1100 to 1500 F temperature
Air ratio of 10-12 : 1 air weight to fuel weight
Residence of 204 seconds in high temperature zone
No flame contact with cold surfaces that quench the flame

12 lbs per pound would mean that a wood stove that burned 40 LB of wood in 2 hours would produce about 125,000 BTU per hour, and would burn up 0.33 LBs of wood per minute, needing about 49.4 say 50 CFM of combustion air. YMMV depending on wood species, moisture, and the usual other variables.

A bigger furnace that burned 75 LB of wood in 2 hrs would require 92.5 say 100 CFM of combustion air and produce roughly 235,000 BTU/Hr.

Thus a really small fan should be enough to supply the combustion air. These fans have little static pressure capacity, so generous ductwork would be needed to keep the static pressure under the spec of 0.26 inches W.C. This fan is more expensive but should handle more pressure

Preheated combustion air is a lot more important that I realized, since temperatures under 1100F will put out the flame. My own experiments with a heat gun also showed this - there was clearly a lot more secondary combustion observable when the heat gun was set on "10" and provided hot secondary air, rather than set on "0". Of course in a real stove one would never use electrically preheated combustion air, this was just an experiment. But an outdoor wood furnace could potentially be sucking in flame-robbing cold air below zero - it isn't just the BTUs required to heat the air, heated air helps the flame stay hot. That is really interesting.

 

[TCaldwell]

the above read you are quoting is a good guideline, there are many different schools of thought on how to divide the p/s air. The easiest place for you to start would be what is considered by some circles to oppose the damper or fan speeds, if primary is 10% then secondary is 90%, 30/70. 50/50,ect. This will give you the basics on cause and effect. A o2 analyser would be a good tool for your experimenting.

 

[TCaldwell]

keep in mind that with 2 fans you will have a pressureized combustion chamber, so when you open the loading door you will get some smoke roll out. With a induced system and dampers less smoke roll out. When you modulate your fans or dampers you will need to determine a goal, is it flue temp, combustion temp, o2 or a combination of. most sophisticated algorithims use all of the above.

 

[maple1]

Some don't need any fans.

 

[Would you like some Tea?]

the above read you are quoting is a good guideline, there are many different schools of thought on how to divide the p/s air. The easiest place for you to start would be what is considered by some circles to oppose the damper or fan speeds, if primary is 10% then secondary is 90%, 30/70. 50/50,ect. This will give you the basics on cause and effect. A o2 analyser would be a good tool for your experimenting.
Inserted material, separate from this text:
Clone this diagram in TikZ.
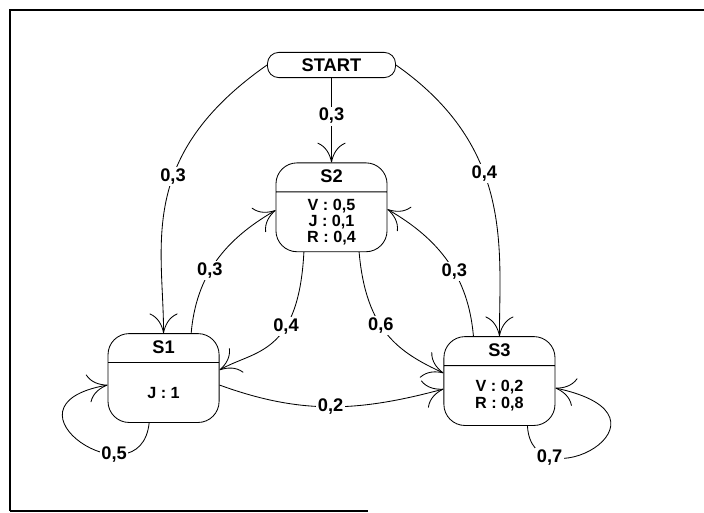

Recommend any O2 analyzers?

 

[Would you like some Tea?]

keep in mind that with 2 fans you will have a pressureized combustion chamber, so when you open the loading door you will get some smoke roll out. With a induced system and dampers less smoke roll out. When you modulate your fans or dampers you will need to determine a goal, is it flue temp, combustion temp, o2 or a combination of. most sophisticated algorithims use all of the above.
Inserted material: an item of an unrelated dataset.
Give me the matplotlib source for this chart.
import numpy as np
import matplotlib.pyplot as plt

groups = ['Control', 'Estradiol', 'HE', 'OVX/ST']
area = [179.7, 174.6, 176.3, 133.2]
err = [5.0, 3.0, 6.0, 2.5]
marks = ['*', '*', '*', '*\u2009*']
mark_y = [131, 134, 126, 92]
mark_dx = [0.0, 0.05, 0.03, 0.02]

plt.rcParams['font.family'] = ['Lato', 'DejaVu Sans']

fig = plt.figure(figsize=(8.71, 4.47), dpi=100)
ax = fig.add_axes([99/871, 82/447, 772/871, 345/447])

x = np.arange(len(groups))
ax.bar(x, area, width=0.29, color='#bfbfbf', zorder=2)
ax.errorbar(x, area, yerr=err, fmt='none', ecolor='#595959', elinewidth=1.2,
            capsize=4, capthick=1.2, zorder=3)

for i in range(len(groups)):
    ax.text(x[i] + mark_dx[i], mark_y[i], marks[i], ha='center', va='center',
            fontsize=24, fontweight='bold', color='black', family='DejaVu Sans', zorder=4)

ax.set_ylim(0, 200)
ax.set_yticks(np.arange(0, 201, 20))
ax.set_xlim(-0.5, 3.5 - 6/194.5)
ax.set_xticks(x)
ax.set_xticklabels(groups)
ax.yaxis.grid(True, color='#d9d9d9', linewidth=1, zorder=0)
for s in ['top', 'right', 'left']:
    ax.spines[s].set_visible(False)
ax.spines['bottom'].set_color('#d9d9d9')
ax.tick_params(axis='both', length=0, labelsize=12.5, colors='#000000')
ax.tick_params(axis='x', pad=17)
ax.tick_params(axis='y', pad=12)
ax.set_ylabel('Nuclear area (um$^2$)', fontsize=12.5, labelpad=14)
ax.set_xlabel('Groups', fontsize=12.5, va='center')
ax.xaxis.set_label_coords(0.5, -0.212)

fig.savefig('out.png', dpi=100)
I will likely start simple and make it more complicated later (that's how these projects always go!) for example start with temperature - easy to measure. What are you using for O2 sensors for your Garn?

 

[peakbagger]

Testo combustion analyzers are the standard for biomass work, not cheap but they have al the readings you want. You really want CO and O2.

 

[TCaldwell]

if you are planning to spot check, then a hand held analyser will suffice. if you are looking for full time feedback as a input to a controller[pid] with 2 analog outputs to the fans or dampers, you will need a insitu analyser. I think sst sensing has some roll your own.